Robert Adams | The Place We Live | Yale University Art Gallery - Chronology (1997)
Yale University Art Gallery
Robert Adams: The Place We Live

His mother dies and two weeks later his father suffers a debilitating stroke.

After more than thirty years of trying to do so, Adams and Kerstin move permanently to a small house in Astoria, close to his father.

Builds a new darkroom after cleaning the space of water damage and asbestos and begins to photograph more after several years of relative inactivity. He finds it difficult to do so, noting in his journal that “a landscape is always more remarkable than a picture of it. A picture is just an attempt to acknowledge the sufficiency of the place.”
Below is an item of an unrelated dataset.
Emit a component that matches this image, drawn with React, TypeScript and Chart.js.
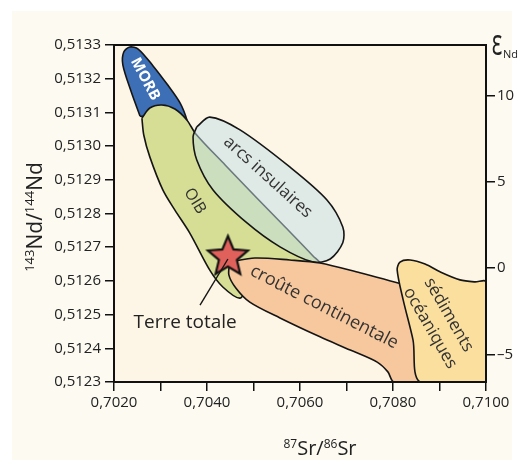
import React, { useEffect, useRef } from "react";
import { Chart, registerables } from "chart.js";

Chart.register(...registerables);

// ---------- data ----------
const CHUR = 0.512638;
const X_MIN = 0.702;
const X_MAX = 0.71;
const Y_MIN = 0.5123;
const Y_MAX = 0.5133;

const X_TICKS = [0.702, 0.703, 0.704, 0.705, 0.706, 0.707, 0.708, 0.709, 0.71];
const X_TICK_LABELS = ["0,7020", "", "0,7040", "", "0,7060", "", "0,7080", "", "0,7100"];
const Y_TICKS = [0.5123, 0.5124, 0.5125, 0.5126, 0.5127, 0.5128, 0.5129, 0.513, 0.5131, 0.5132, 0.5133];
const Y_TICK_LABELS = ["0,5123", "0,5124", "0,5125", "0,5126", "0,5127", "0,5128", "0,5129", "0,5130", "0,5131", "0,5132", "0,5133"];
const EPS_TICKS = [-5, 0, 5, 10];
const EPS_TICK_LABELS = ["–5", "0", "5", "10"];

// region outlines: [87Sr/86Sr, 143Nd/144Nd]
const MORB = [
  [0.70256, 0.513089], [0.70237, 0.513161], [0.70219, 0.513241], [0.70221, 0.513279],
  [0.70234, 0.513294], [0.70252, 0.513288], [0.70284, 0.513238], [0.70314, 0.513184],
  [0.70342, 0.513128], [0.70357, 0.513077], [0.70359, 0.513054], [0.7031, 0.513083],
  [0.70256, 0.513089],
];
const OIB = [
  [0.7026, 0.513083], [0.70277, 0.513113], [0.70303, 0.513122], [0.70331, 0.51311],
  [0.70357, 0.513077], [0.70376, 0.513036], [0.70439, 0.512944], [0.70503, 0.512852],
  [0.70568, 0.51276], [0.70628, 0.512674], [0.70643, 0.51265], [0.70557, 0.512638],
  [0.70492, 0.512591], [0.70471, 0.512549], [0.70434, 0.512582], [0.70406, 0.512632],
  [0.70363, 0.512742], [0.70331, 0.51281], [0.70305, 0.51287], [0.70277, 0.512968],
  [0.70264, 0.513033], [0.7026, 0.513083],
];
const ARCS = [
  [0.70378, 0.513057], [0.70406, 0.513086], [0.70471, 0.513048], [0.70578, 0.512938],
  [0.70658, 0.51284], [0.70692, 0.51276], [0.70692, 0.512713], [0.70665, 0.512665],
  [0.70628, 0.512656], [0.70557, 0.512701], [0.70486, 0.512772], [0.70413, 0.51287],
  [0.70378, 0.512959], [0.7037, 0.513027], [0.70378, 0.513057],
];
const CROUTE = [
  [0.70449, 0.512656], [0.70503, 0.512668], [0.70578, 0.512662], [0.70643, 0.512653],
  [0.70729, 0.512624], [0.70811, 0.512594], [0.7088, 0.512573], [0.70901, 0.5123],
  [0.70802, 0.5123], [0.70789, 0.51233], [0.70766, 0.512359], [0.70708, 0.512395],
  [0.70643, 0.512434], [0.70557, 0.51249], [0.70492, 0.512537], [0.70462, 0.512579],
  [0.70447, 0.512618], [0.70449, 0.512656],
];
const SEDIMENTS = [
  [0.71, 0.5123], [0.70858, 0.5123], [0.70843, 0.512425], [0.70822, 0.512543],
  [0.70809, 0.512632], [0.70815, 0.512656], [0.70837, 0.512662], [0.70869, 0.51265],
  [0.70901, 0.512627], [0.70944, 0.512603], [0.70976, 0.512597], [0.71, 0.512597],
  [0.71, 0.5123],
];
const TERRE_TOTALE = [[0.70445, 0.512671]];
const POINTER = [[0.70445, 0.512665], [0.70385, 0.512528]];

// text annotations (data coordinates)
const REGION_LABELS = [
  { text: "MORB", x: 0.70267, y: 0.513199, angle: 62, size: 15, bold: true, color: "#ffffff" },
  { text: "OIB", x: 0.70374, y: 0.512837, angle: 58, size: 16, bold: false, color: "#333333" },
  { text: "arcs insulaires", x: 0.70531, y: 0.512908, angle: 42, size: 17, bold: false, color: "#333333" },
  { text: "croûte continentale", x: 0.70652, y: 0.512522, angle: 27, size: 18, bold: false, color: "#333333" },
  { text: "sédiments", x: 0.7092, y: 0.512499, angle: 60, size: 17, bold: false, color: "#333333" },
  { text: "océaniques", x: 0.7088, y: 0.51246, angle: 60, size: 17, bold: false, color: "#333333" },
  { text: "Terre totale", x: 0.70353, y: 0.512475, angle: 0, size: 19, bold: false, color: "#222222" },
];

const FONT = "'Open Sans', 'Noto Sans', sans-serif";

const eps = (r: number) => (r / CHUR - 1) * 1e4;
const pts = (a: number[][]) => a.map(([x, y]) => ({ x, y }));

function makeStar(R: number, ratio: number, fill: string, stroke: string, lw: number) {
  const size = Math.ceil(2 * R + 2 * lw + 4);
  const c = document.createElement("canvas");
  c.width = size;
  c.height = size;
  const g = c.getContext("2d")!;
  const cx = size / 2;
  const cy = size / 2;
  g.beginPath();
  for (let i = 0; i < 10; i++) {
    const rad = i % 2 === 0 ? R : R * ratio;
    const a = -Math.PI / 2 + (i * Math.PI) / 5;
    const px = cx + rad * Math.cos(a);
    const py = cy + rad * Math.sin(a);
    if (i === 0) g.moveTo(px, py);
    else g.lineTo(px, py);
  }
  g.closePath();
  g.fillStyle = fill;
  g.fill();
  g.lineWidth = lw;
  g.lineJoin = "miter";
  g.strokeStyle = stroke;
  g.stroke();
  return c;
}

function drawParts(ctx: CanvasRenderingContext2D, parts: { t: string; sup?: boolean }[], main: number, sup: number) {
  let total = 0;
  const widths = parts.map((p) => {
    ctx.font = `${p.sup ? sup : main}px ${FONT}`;
    const w = ctx.measureText(p.t).width;
    total += w;
    return w;
  });
  let x = -total / 2;
  parts.forEach((p, i) => {
    ctx.font = `${p.sup ? sup : main}px ${FONT}`;
    ctx.fillText(p.t, x, p.sup ? -main * 0.36 : 0);
    x += widths[i];
  });
}

const decorPlugin = {
  id: "decor",
  beforeDraw(chart: any) {
    const { ctx, chartArea: a, width, height } = chart;
    ctx.save();
    ctx.fillStyle = "#ffffff";
    ctx.fillRect(0, 0, width, height);
    ctx.fillStyle = "#fcfaf1";
    ctx.fillRect(12, 11, 500, height - 11);
    ctx.fillStyle = "#fdf5e5";
    ctx.fillRect(a.left, a.top, a.right - a.left, a.bottom - a.top);
    ctx.restore();
  },
  afterDatasetsDraw(chart: any) {
    const { ctx, chartArea: a, scales } = chart;
    ctx.save();
    // labels
    REGION_LABELS.forEach((l) => {
      const px = scales.x.getPixelForValue(l.x);
      const py = scales.y.getPixelForValue(l.y);
      ctx.save();
      ctx.translate(px, py);
      ctx.rotate((l.angle * Math.PI) / 180);
      ctx.font = `${l.bold ? "bold " : ""}${l.size}px ${FONT}`;
      ctx.fillStyle = l.color;
      ctx.textAlign = "center";
      ctx.textBaseline = "middle";
      ctx.fillText(l.text, 0, 0);
      ctx.restore();
    });
    // frame
    ctx.strokeStyle = "#111";
    ctx.lineWidth = 2;
    ctx.strokeRect(a.left, a.top, a.right - a.left, a.bottom - a.top);
    // axis titles
    ctx.fillStyle = "#222";
    ctx.textBaseline = "alphabetic";
    ctx.textAlign = "left";
    ctx.save();
    ctx.translate(42, 217);
    ctx.rotate(-Math.PI / 2);
    drawParts(ctx, [{ t: "143", sup: true }, { t: "Nd" }, { t: "/" }, { t: "144", sup: true }, { t: "Nd" }], 21, 13);
    ctx.restore();
    ctx.save();
    ctx.translate(320, 455);
    drawParts(ctx, [{ t: "87", sup: true }, { t: "Sr" }, { t: "/" }, { t: "86", sup: true }, { t: "Sr" }], 20, 12);
    ctx.restore();
    // epsilon Nd
    ctx.save();
    ctx.translate(497, 55);
    ctx.scale(1.1, 1.8);
    ctx.font = `20px ${FONT}`;
    ctx.textAlign = "center";
    ctx.fillText("ε", 0, 0);
    ctx.restore();
    ctx.font = `11px ${FONT}`;
    ctx.textAlign = "left";
    ctx.fillText("Nd", 503, 58);
    ctx.restore();
  },
};

const region = (label: string, data: number[][], bg: string, order: number) => ({
  label,
  data: pts(data),
  showLine: true,
  fill: "shape",
  tension: 0.3,
  backgroundColor: bg,
  borderColor: "#151515",
  borderWidth: 1.6,
  pointRadius: 0,
  order,
  yAxisID: "y",
});

export default function App() {
  const ref = useRef<HTMLCanvasElement>(null);
  useEffect(() => {
    if (!ref.current) return;
    const star = makeStar(21, 0.45, "#e0605b", "#111111", 2.2);
    const tickFont = { family: FONT, size: 15 };
    const chart = new Chart(ref.current, {
      type: "scatter",
      data: {
        datasets: [
          {
            label: "pointer",
            data: pts(POINTER),
            showLine: true,
            borderColor: "#151515",
            borderWidth: 1.4,
            pointRadius: 0,
            order: 0,
            yAxisID: "y",
          } as any,
          {
            label: "Terre totale",
            data: pts(TERRE_TOTALE),
            pointStyle: star,
            pointRadius: 21,
            order: 1,
            yAxisID: "y",
          } as any,
          region("sédiments océaniques", SEDIMENTS, "#fbdf9f", 2),
          region("croûte continentale", CROUTE, "#f7c89e", 3),
          region("arcs insulaires", ARCS, "rgba(193,221,232,0.5)", 4),
          region("OIB", OIB, "#d5de94", 5),
          region("MORB", MORB, "#3d6fb6", 6),
        ],
      },
      options: {
        responsive: false,
        animation: false,
        devicePixelRatio: 1,
        layout: { padding: { top: 45, left: 0, right: 0, bottom: 0 } },
        plugins: { legend: { display: false }, tooltip: { enabled: false } },
        events: [],
        scales: {
          x: {
            type: "linear",
            min: X_MIN,
            max: X_MAX,
            afterBuildTicks: (s: any) => {
              s.ticks = X_TICKS.map((v) => ({ value: v }));
            },
            afterFit: (s: any) => {
              s.height = 78;
            },
            ticks: {
              autoSkip: false,
              maxRotation: 0,
              padding: 3,
              color: "#222",
              font: tickFont,
              callback: (_v: any, i: number) => X_TICK_LABELS[i],
            },
            grid: { drawOnChartArea: false, drawTicks: true, tickLength: 9, color: "#111", lineWidth: 1.5 },
            border: { display: true, color: "#111", width: 2 },
          },
          y: {
            type: "linear",
            position: "left",
            min: Y_MIN,
            max: Y_MAX,
            afterBuildTicks: (s: any) => {
              s.ticks = Y_TICKS.map((v) => ({ value: v }));
            },
            afterFit: (s: any) => {
              s.width = 114;
            },
            ticks: {
              autoSkip: false,
              padding: 4,
              color: "#222",
              font: tickFont,
              callback: (_v: any, i: number) => Y_TICK_LABELS[i],
            },
            grid: { drawOnChartArea: false, drawTicks: true, tickLength: 9, color: "#111", lineWidth: 1.5 },
            border: { display: true, color: "#111", width: 2 },
          },
          y2: {
            type: "linear",
            position: "right",
            min: eps(Y_MIN),
            max: eps(Y_MAX),
            afterBuildTicks: (s: any) => {
              s.ticks = EPS_TICKS.map((v) => ({ value: v }));
            },
            afterFit: (s: any) => {
              s.width = 36;
            },
            ticks: {
              autoSkip: false,
              padding: 2,
              color: "#222",
              font: tickFont,
              callback: (_v: any, i: number) => EPS_TICK_LABELS[i],
            },
            grid: { drawOnChartArea: false, drawTicks: true, tickLength: 9, color: "#111", lineWidth: 1.5 },
            border: { display: true, color: "#111", width: 2 },
          },
        },
      } as any,
      plugins: [decorPlugin],
    });
    return () => chart.destroy();
  }, []);
  return (
    <div style={{ position: "absolute", left: 0, top: 0, width: 522, height: 460 }}>
      <canvas ref={ref} width={522} height={460} style={{ display: "block", width: 522, height: 460 }} />
    </div>
  );
}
Works with Kerstin in support of Oregon's Measure 64 to restrict clearcutting in the state; the initiative is defeated.

“After more than a century of ecocide, those who live here are so numb—over what their parents did, over what they have done and not done, over what they see each day—that they are unable to see a future, much less hope.”
—From notes made in 1998

Begins to photograph clearcuts near his home in Oregon, noting in his journal that “there is a bleak tension in the activity.”

Finds it increasingly difficult to obtain graded paper for printing his photographs, the kind that yields the results he requires. In the coming years it will become impossible to print correctly the majority of his earlier negatives.